I believe I have found a vulnerability of the local conservation constraints to an ‘attack’ of sorts, where a user can essentially soak up all the surplus created in a coincidents of wants.
It uses that fact that if a batch consists of two orders trading the same pair in opposite directions, where one order is slightly larger than the other, then the trades will be cleared at whatever price the remaining part of the larger order is matched on chain (it is easy to check this must be true if the local token conservation constraints hold). In other words, the attacker can ensure that they get matched at a maker price, even though they are essentially a taker.
A concrete example could look like this:
Suppose user 1 puts in an order to sell 1 unit of token A for token B. They received a quote promising at least $x$ token $B$ (this is visible in the order book).
Now suppose our attacker observes that the best marginal rate at which token A can be swapped for token B on chain is $y$, where $y>x$. The attacker can force a batch where it sells token B for token A at this rate $y$.
It does so by submitting a sell order for an $x-epsilon$ amount of token B for token A. This just short of enough to fill user order 1, so the solver will need to trade a small (roughly epsilon/y) amount of token A for token B on chain, at a marginal rate of y. This in turn means that the batch must clear at a price that sets the exchange rate for token A to token B to y, given all the surplus to the attacker.

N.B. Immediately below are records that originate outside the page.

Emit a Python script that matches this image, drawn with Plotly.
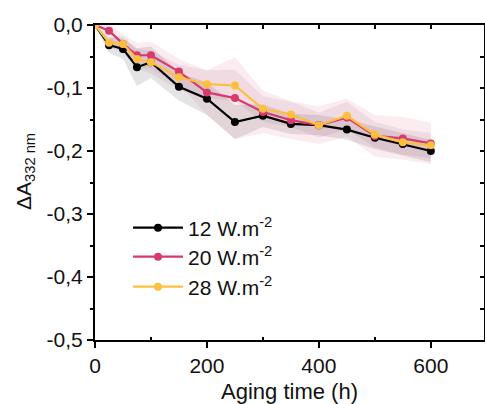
import plotly.graph_objects as go

time_h = [0, 25, 50, 75, 100, 150, 200, 250, 300, 350, 400, 450, 500, 550, 600]

dA_12 = [0, -0.032, -0.038, -0.067, -0.059, -0.098, -0.117, -0.154, -0.144, -0.157, -0.159, -0.166, -0.179, -0.189, -0.200]
dA_20 = [0, -0.009, -0.030, -0.048, -0.048, -0.074, -0.107, -0.116, -0.138, -0.151, -0.159, -0.147, -0.176, -0.180, -0.188]
dA_28 = [0, -0.028, -0.030, -0.054, -0.059, -0.083, -0.094, -0.096, -0.133, -0.142, -0.159, -0.144, -0.174, -0.186, -0.191]

sd_12 = [0, 0.012, 0.016, 0.030, 0.025, 0.022, 0.026, 0.027, 0.018, 0.016, 0.016, 0.016, 0.018, 0.018, 0.018]
sd_20 = [0, 0.010, 0.015, 0.020, 0.022, 0.020, 0.035, 0.065, 0.034, 0.030, 0.030, 0.030, 0.033, 0.034, 0.033]
sd_28 = [0, 0.008, 0.012, 0.015, 0.018, 0.020, 0.022, 0.025, 0.020, 0.020, 0.020, 0.022, 0.020, 0.020, 0.020]

y_tickvals = [0, -0.1, -0.2, -0.3, -0.4, -0.5]
y_ticktext = ["0,0", "-0,1", "-0,2", "-0,3", "-0,4", "-0,5"]
x_tickvals = [0, 200, 400, 600]
x_ticktext = ["0", "200", "400", "600"]

labels = ["12 W.m<sup>-2</sup>", "20 W.m<sup>-2</sup>", "28 W.m<sup>-2</sup>"]
colors = ["#000000", "#d63a6e", "#fcbf3e"]
band_colors = ["rgba(120,120,120,0.20)", "rgba(225,110,140,0.13)", "rgba(150,70,120,0.10)"]
series = [dA_12, dA_20, dA_28]
sds = [sd_12, sd_20, sd_28]
legend_ids = ["legend", "legend2", "legend3"]

FONT = "Liberation Sans, Arial, sans-serif"
TOP, BOTTOM = 25, 340

fig = go.Figure()

for y, sd, bc in zip(series, sds, band_colors):
    upper = [a + s for a, s in zip(y, sd)]
    lower = [a - s for a, s in zip(y, sd)]
    fig.add_trace(go.Scatter(
        x=time_h + time_h[::-1], y=upper + lower[::-1],
        fill="toself", fillcolor=bc, line=dict(width=0),
        mode="lines", hoverinfo="skip", showlegend=False))

for y, lab, c, lg in zip(series, labels, colors, legend_ids):
    fig.add_trace(go.Scatter(
        x=time_h, y=y, mode="lines+markers", name=lab,
        line=dict(color=c, width=2.2),
        marker=dict(color=c, size=8),
        legend=lg))

fig.add_trace(go.Scatter(x=[0], y=[0], xaxis="x2", yaxis="y2", mode="markers",
                         marker=dict(opacity=0), showlegend=False, hoverinfo="skip"))

def py_paper(py):
    return 1 - (py - TOP) / (BOTTOM - TOP)

def px_paper(px):
    return (px - 95) / 389

leg_common = dict(x=px_paper(128), xanchor="left", yanchor="middle", bgcolor="rgba(0,0,0,0)",
                  borderwidth=0, font=dict(family=FONT, size=21, color="#111"),
                  itemwidth=50)

fig.update_layout(
    width=485, height=404,
    margin=dict(l=95, r=1, t=TOP, b=404 - BOTTOM, autoexpand=False),
    plot_bgcolor="white", paper_bgcolor="white",
    font=dict(family=FONT, size=21, color="#111"),
    legend=dict(y=py_paper(228), **leg_common),
    legend2=dict(y=py_paper(257), **leg_common),
    legend3=dict(y=py_paper(287), **leg_common),
    xaxis=dict(range=[0, 695], tickvals=x_tickvals, ticktext=x_ticktext, ticks="outside", ticklen=6,
               tickwidth=1.5, tickcolor="black", showline=True, linecolor="black", linewidth=2,
               showgrid=False, zeroline=False, automargin=False,
               minor=dict(tickvals=[100, 300, 500], ticks="inside", ticklen=3, tickcolor="black", tickwidth=1.5),
               title=dict(text="Aging time (h)", font=dict(size=22), standoff=8),
               tickfont=dict(size=21)),
    yaxis=dict(range=[-0.5, 0], tickvals=y_tickvals, ticktext=y_ticktext, ticks="outside", ticklen=6,
               tickwidth=1.5, tickcolor="black", showline=True, linecolor="black", linewidth=2,
               showgrid=False, zeroline=False, automargin=False,
               minor=dict(dtick=0.05, ticks="outside", ticklen=3, tickcolor="black", tickwidth=1.5),
               tickfont=dict(size=21)),
    xaxis2=dict(overlaying="x", matches="x", side="top", tickvals=[0, 100, 200, 300, 400, 500, 600],
                ticks="inside", ticklen=4, tickwidth=1.5, tickcolor="black", showticklabels=False,
                showline=True, linecolor="black", linewidth=2, showgrid=False, zeroline=False,
                automargin=False),
    yaxis2=dict(overlaying="y", matches="y", side="right", dtick=0.05,
                ticks="inside", ticklen=4, tickwidth=1.5, tickcolor="black", showticklabels=False,
                showline=True, linecolor="black", linewidth=2, showgrid=False, zeroline=False,
                automargin=False),
    annotations=[dict(text="ΔA<sub>332 nm</sub>", textangle=-90, xref="paper", yref="paper",
                      x=px_paper(25), y=py_paper(172), xanchor="center", yanchor="middle",
                      showarrow=False, font=dict(family=FONT, size=21, color="#111"))],
)

fig.write_html("out.html", config={"displayModeBar": False},
               post_script="document.body.style.margin='0';document.body.style.overflow='hidden';")
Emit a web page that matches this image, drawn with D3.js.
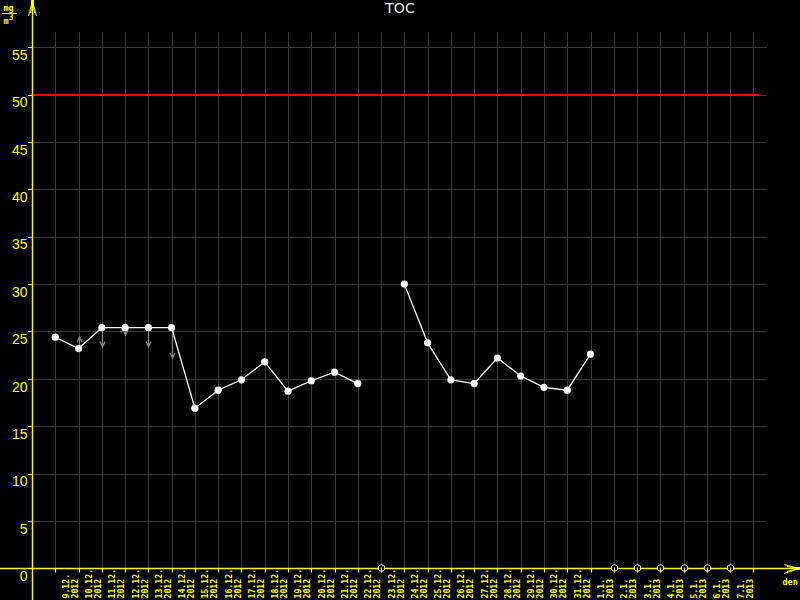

This vulnerability is relatively easy to exploit, as it only requires monitoring the order book. The attacker doesn’t need to know the best marginal rate y precisely. In fact even if a solver finds a better price than y, the solution will adjust to this better price. The only risk is that at solving time, no solver manages to find marginal liquidity at a price better than x (eg due to a sudden price move), in which case the attacker’s order might be executed alone (and therefore doesnt extract any surplus). The time window in which this problem can develop is naturally very small though, and even when it happens the solvers are still optimizing for surplus, so relatively mild overall.
While this strategy doesn’t imply that user 1 gets worse prices than they would have gotten had the attacker not participated at all, I do feel it goes against the notion of fairness we are trying to enforce with the constraints in the first place.
In particular, using the capped surplus idea without the local token conservation constraints could lead to a much fairer outcome in the same situation (ie clearing at a price close to the spot price).